▶ Exercise brief
In the entries below, find the line with "Rebuild this chart" and the line with "plt.rcParams['font.family'] = ['Liberation", then retype both and everything between them exactly. Do not copy the pictures.

▶ Dataset rows
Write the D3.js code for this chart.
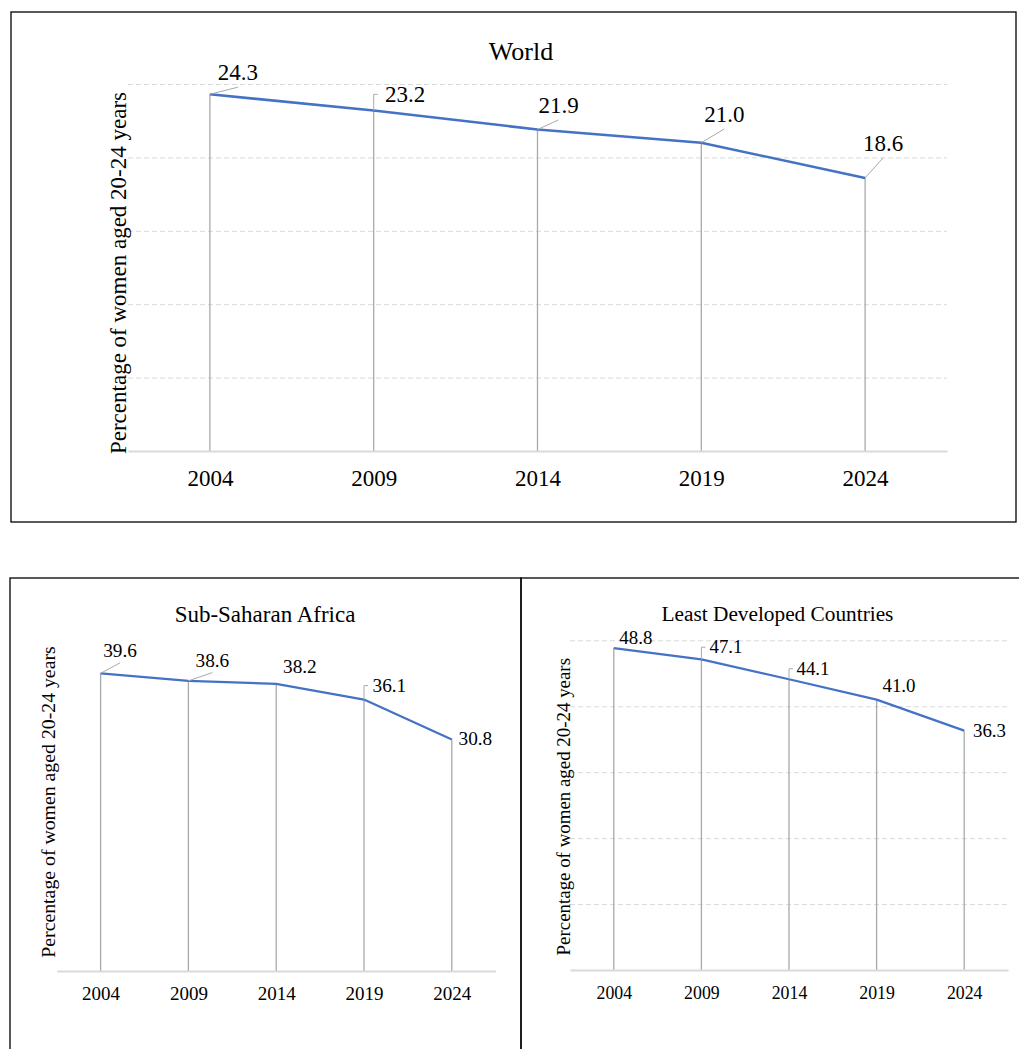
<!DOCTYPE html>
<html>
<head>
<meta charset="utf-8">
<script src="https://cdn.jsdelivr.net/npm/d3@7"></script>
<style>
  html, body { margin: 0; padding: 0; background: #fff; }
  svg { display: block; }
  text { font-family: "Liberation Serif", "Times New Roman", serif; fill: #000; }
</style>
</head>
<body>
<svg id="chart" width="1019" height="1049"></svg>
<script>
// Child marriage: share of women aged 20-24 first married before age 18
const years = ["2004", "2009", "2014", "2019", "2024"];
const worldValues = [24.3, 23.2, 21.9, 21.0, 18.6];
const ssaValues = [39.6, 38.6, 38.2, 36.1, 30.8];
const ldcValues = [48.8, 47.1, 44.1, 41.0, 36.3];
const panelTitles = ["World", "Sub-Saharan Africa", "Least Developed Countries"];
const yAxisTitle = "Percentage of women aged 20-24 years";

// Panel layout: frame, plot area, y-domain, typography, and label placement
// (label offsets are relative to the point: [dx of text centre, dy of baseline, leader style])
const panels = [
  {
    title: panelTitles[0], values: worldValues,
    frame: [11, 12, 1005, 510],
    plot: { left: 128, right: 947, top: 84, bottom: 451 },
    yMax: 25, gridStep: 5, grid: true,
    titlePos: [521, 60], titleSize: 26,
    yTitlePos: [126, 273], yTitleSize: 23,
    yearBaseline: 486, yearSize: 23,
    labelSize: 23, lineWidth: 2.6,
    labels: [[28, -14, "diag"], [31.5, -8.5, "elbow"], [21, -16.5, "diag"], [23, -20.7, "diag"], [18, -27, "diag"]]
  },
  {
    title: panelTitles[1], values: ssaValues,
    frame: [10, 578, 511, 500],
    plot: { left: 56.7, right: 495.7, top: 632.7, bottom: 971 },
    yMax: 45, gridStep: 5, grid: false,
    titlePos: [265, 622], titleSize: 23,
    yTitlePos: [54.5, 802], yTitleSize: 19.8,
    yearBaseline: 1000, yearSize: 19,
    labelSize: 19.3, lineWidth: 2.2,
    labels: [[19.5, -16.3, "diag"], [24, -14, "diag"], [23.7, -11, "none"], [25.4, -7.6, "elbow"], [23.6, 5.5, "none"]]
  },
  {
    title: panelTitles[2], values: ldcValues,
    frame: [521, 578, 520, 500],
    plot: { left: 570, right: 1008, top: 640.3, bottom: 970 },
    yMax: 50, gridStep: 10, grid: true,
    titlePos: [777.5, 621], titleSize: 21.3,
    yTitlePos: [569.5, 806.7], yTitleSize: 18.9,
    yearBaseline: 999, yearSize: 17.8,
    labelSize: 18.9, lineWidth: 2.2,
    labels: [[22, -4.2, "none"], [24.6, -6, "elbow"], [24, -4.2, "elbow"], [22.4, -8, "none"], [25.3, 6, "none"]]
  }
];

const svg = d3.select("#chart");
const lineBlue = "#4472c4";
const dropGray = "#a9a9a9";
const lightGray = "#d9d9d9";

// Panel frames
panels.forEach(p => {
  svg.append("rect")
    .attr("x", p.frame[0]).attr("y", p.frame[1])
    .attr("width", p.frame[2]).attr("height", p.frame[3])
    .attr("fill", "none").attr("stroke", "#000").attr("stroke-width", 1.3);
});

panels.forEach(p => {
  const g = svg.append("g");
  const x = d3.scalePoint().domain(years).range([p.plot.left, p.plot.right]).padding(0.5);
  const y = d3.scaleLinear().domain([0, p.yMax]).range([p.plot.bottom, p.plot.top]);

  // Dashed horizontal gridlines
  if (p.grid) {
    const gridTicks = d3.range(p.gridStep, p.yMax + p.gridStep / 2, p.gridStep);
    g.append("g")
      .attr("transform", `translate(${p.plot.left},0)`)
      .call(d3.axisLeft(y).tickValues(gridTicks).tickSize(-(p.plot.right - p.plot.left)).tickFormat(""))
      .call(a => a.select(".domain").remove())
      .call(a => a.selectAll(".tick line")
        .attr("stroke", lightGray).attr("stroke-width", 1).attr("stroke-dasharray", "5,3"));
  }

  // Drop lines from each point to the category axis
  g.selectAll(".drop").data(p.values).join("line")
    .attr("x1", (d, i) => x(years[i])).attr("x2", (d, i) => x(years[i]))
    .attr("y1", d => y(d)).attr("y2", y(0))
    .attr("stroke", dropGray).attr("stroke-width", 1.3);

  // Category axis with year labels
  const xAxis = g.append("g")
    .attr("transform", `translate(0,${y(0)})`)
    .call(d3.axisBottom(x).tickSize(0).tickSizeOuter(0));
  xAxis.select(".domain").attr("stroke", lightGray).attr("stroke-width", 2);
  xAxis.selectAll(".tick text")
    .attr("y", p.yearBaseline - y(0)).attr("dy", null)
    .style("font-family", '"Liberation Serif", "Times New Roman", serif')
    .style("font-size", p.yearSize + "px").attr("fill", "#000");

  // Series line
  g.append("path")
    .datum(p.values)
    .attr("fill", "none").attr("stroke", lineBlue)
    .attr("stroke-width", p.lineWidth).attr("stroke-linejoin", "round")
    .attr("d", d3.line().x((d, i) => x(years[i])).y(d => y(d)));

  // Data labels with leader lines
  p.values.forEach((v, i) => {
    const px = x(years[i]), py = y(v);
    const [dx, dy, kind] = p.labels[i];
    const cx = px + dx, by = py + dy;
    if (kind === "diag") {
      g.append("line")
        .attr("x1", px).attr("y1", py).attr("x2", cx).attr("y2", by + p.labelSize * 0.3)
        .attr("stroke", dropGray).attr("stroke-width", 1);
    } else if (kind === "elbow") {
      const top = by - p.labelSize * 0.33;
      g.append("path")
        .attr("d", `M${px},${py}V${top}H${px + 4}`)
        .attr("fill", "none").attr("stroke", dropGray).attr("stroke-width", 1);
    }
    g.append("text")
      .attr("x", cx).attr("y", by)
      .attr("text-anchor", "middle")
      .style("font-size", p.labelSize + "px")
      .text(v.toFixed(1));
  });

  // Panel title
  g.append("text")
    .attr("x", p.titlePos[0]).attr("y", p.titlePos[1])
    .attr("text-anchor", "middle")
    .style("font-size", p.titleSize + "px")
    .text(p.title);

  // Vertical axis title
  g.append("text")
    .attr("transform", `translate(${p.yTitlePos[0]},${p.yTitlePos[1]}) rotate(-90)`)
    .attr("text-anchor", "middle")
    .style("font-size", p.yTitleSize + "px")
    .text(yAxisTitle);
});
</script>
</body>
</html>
* * *
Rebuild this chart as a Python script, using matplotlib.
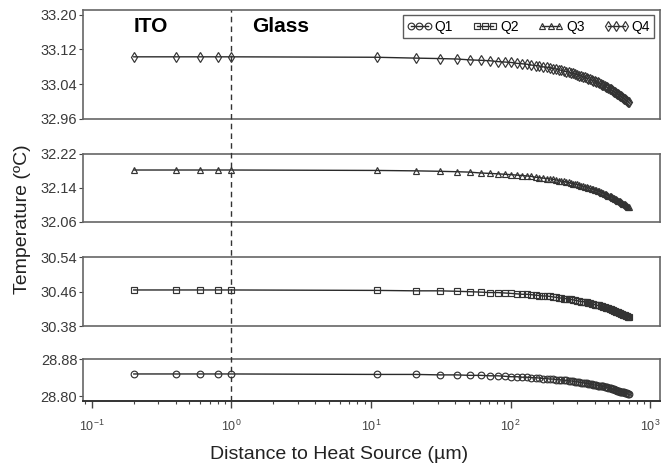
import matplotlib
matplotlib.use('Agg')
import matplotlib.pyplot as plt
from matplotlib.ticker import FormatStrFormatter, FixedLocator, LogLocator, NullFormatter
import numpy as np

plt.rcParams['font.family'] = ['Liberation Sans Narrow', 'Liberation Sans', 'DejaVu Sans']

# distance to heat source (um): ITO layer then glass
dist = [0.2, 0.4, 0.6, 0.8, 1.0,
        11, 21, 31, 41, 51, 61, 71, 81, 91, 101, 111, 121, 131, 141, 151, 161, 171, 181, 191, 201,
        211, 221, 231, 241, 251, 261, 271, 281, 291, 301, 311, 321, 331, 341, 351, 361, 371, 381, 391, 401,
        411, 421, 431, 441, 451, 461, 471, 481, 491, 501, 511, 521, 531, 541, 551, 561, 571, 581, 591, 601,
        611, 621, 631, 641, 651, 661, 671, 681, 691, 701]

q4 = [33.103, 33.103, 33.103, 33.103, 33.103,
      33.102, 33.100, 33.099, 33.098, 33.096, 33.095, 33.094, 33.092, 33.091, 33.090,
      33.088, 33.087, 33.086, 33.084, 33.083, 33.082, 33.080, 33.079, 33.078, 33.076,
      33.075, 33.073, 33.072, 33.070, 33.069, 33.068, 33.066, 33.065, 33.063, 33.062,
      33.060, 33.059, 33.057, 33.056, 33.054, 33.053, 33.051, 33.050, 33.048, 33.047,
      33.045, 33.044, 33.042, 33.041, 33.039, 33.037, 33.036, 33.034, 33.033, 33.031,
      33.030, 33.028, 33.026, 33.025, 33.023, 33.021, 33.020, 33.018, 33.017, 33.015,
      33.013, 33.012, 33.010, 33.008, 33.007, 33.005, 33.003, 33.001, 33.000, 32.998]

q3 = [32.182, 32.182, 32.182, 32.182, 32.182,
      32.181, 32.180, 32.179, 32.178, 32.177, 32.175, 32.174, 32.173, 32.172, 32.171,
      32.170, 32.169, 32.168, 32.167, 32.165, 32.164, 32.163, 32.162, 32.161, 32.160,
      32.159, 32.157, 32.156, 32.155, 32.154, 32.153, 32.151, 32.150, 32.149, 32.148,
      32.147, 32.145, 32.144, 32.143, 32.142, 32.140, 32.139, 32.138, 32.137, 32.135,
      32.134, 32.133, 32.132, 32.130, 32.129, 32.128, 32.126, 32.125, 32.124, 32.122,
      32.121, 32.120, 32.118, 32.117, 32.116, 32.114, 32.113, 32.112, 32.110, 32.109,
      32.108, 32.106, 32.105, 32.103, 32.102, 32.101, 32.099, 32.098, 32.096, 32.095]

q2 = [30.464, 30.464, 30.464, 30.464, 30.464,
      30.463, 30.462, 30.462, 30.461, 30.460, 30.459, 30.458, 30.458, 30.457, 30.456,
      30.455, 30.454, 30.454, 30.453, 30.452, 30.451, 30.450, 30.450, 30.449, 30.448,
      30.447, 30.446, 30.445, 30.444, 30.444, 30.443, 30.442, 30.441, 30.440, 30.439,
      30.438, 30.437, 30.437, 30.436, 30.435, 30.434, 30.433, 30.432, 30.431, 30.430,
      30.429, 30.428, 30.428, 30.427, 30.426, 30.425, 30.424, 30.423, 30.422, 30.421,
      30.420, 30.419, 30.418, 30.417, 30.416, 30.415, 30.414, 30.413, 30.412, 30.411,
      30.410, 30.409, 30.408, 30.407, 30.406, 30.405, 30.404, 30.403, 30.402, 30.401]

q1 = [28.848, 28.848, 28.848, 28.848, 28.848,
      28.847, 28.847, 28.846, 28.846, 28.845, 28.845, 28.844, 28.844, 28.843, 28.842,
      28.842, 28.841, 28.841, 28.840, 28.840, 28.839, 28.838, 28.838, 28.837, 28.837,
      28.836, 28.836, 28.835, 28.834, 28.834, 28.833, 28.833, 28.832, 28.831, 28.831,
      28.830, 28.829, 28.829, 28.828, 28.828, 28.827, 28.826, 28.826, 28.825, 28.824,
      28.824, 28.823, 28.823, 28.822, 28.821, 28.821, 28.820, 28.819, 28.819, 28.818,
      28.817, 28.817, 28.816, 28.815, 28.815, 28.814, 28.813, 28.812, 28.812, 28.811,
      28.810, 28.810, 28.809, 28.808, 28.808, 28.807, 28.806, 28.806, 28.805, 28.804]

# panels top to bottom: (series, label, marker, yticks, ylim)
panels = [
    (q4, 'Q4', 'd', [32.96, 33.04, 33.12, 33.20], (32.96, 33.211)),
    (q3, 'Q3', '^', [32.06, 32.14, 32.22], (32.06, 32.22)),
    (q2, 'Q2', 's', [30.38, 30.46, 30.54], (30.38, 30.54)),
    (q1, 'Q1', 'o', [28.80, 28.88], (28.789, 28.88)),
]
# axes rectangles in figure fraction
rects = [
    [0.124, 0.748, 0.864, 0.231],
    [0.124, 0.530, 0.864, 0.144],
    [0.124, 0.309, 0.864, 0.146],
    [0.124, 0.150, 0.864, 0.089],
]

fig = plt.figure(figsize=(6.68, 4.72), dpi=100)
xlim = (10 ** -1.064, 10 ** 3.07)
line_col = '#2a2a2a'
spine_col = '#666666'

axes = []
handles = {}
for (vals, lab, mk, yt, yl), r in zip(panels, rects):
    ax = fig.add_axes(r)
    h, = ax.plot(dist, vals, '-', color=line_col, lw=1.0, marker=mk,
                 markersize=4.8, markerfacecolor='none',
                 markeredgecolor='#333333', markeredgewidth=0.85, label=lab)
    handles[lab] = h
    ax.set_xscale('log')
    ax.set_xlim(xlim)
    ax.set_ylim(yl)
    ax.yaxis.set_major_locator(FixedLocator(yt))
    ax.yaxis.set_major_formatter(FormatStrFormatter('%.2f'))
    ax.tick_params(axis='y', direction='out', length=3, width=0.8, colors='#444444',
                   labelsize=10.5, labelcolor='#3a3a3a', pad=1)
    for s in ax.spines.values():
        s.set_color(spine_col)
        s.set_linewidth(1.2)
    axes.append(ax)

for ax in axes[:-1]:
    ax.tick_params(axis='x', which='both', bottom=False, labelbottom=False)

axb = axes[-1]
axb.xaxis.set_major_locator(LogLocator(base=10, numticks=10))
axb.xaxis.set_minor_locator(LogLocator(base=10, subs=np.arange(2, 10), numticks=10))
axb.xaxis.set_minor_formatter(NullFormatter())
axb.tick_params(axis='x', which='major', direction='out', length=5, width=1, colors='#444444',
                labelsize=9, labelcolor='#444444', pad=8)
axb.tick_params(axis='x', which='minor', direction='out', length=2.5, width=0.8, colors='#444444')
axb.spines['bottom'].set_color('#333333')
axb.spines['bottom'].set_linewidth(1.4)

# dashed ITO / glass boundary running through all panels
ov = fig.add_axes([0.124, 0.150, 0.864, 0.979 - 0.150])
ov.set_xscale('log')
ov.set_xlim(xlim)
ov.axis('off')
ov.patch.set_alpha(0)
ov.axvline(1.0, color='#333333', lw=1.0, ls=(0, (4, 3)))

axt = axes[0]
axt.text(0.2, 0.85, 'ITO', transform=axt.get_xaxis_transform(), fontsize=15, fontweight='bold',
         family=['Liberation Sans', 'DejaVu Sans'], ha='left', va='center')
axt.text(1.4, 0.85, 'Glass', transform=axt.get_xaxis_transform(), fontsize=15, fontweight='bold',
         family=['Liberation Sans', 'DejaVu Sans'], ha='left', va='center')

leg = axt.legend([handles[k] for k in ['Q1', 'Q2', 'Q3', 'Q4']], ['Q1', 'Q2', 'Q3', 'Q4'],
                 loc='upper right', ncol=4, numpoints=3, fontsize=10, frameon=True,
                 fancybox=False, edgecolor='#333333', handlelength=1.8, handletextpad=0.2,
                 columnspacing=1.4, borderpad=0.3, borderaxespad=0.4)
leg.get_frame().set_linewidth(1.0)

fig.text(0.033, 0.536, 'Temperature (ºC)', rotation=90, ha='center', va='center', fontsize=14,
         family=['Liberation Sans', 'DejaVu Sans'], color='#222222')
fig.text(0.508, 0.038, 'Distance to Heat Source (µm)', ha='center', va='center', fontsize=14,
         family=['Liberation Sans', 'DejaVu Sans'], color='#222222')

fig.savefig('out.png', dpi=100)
---
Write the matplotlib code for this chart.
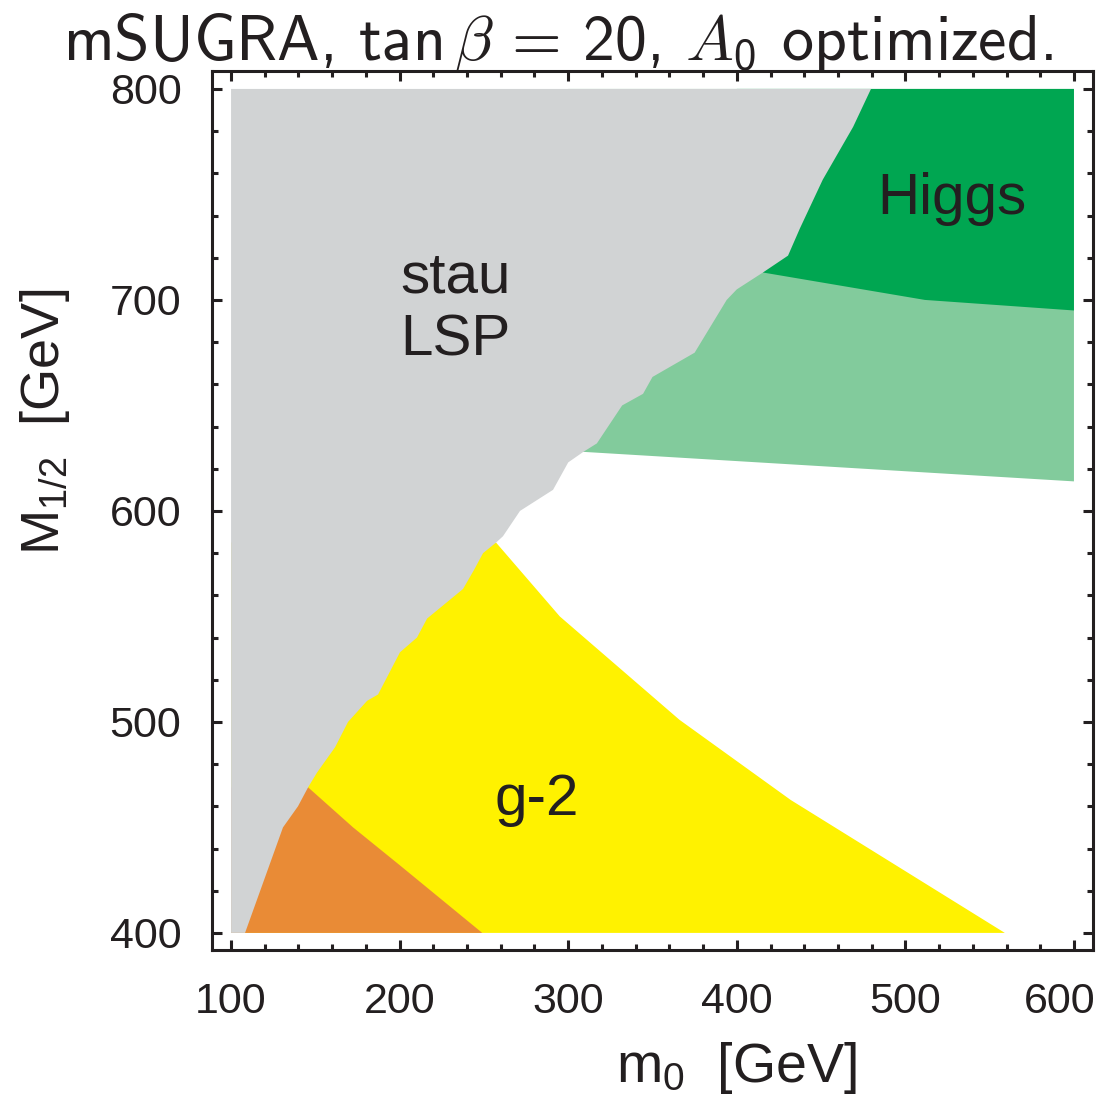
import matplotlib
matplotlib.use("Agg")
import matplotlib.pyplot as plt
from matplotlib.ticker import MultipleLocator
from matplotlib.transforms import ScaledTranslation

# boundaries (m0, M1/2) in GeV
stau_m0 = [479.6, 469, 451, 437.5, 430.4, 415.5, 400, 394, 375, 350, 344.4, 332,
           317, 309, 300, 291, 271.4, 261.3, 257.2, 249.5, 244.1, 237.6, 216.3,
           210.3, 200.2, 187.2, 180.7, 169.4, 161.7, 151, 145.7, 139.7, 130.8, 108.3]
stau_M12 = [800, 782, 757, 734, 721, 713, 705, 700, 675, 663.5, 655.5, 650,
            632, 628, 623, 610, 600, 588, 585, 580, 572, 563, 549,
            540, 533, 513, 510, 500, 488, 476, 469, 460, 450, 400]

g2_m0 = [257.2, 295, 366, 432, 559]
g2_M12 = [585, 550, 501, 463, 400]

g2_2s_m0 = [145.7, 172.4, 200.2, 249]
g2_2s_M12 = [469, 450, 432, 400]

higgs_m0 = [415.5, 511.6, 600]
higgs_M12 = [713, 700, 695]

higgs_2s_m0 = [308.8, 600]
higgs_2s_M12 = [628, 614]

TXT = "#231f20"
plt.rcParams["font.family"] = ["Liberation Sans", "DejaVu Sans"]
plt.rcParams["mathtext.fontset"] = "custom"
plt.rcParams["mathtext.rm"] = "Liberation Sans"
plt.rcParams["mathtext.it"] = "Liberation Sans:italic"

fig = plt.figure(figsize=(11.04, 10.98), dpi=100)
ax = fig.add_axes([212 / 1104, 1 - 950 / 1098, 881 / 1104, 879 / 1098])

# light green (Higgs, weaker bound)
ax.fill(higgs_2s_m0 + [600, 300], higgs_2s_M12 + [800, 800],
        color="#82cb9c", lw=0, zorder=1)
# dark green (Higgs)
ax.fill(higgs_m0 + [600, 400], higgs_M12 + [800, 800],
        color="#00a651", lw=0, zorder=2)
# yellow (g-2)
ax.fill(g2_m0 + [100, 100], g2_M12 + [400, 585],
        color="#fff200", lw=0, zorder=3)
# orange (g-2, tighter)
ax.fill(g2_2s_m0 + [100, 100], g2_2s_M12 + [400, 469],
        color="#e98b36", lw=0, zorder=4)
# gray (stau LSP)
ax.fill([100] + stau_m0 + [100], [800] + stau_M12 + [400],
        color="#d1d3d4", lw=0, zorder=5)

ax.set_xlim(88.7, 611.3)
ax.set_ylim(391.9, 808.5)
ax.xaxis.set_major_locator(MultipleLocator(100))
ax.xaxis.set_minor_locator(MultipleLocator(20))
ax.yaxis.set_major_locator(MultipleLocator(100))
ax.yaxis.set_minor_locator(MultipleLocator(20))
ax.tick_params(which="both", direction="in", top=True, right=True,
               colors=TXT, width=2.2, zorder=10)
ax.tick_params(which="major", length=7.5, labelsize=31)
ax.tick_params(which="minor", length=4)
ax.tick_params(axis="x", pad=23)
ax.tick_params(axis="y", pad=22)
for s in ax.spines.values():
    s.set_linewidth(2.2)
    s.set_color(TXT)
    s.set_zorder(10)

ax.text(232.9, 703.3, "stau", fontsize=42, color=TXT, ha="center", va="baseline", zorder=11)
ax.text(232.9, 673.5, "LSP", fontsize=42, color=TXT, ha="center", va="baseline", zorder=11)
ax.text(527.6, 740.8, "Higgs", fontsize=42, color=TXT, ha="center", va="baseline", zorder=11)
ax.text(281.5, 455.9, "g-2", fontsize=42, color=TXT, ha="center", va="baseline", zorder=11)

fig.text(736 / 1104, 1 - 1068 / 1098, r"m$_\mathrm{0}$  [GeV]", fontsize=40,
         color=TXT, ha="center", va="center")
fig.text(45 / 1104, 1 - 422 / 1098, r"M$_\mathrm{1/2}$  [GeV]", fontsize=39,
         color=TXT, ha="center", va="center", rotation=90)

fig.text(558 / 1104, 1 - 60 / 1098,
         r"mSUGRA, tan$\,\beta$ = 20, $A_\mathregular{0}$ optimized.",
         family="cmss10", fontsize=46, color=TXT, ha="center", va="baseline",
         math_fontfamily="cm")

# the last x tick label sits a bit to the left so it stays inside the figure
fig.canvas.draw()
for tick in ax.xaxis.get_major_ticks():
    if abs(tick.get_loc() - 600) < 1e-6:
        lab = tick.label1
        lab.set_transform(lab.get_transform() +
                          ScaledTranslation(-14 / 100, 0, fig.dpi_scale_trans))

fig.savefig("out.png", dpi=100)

▶ Response to the task
Rebuild this chart as a Python script, using matplotlib.
import matplotlib
matplotlib.use('Agg')
import matplotlib.pyplot as plt
from matplotlib.ticker import FormatStrFormatter, FixedLocator, LogLocator, NullFormatter
import numpy as np

plt.rcParams['font.family'] = ['Liberation Sans Narrow', 'Liberation Sans', 'DejaVu Sans']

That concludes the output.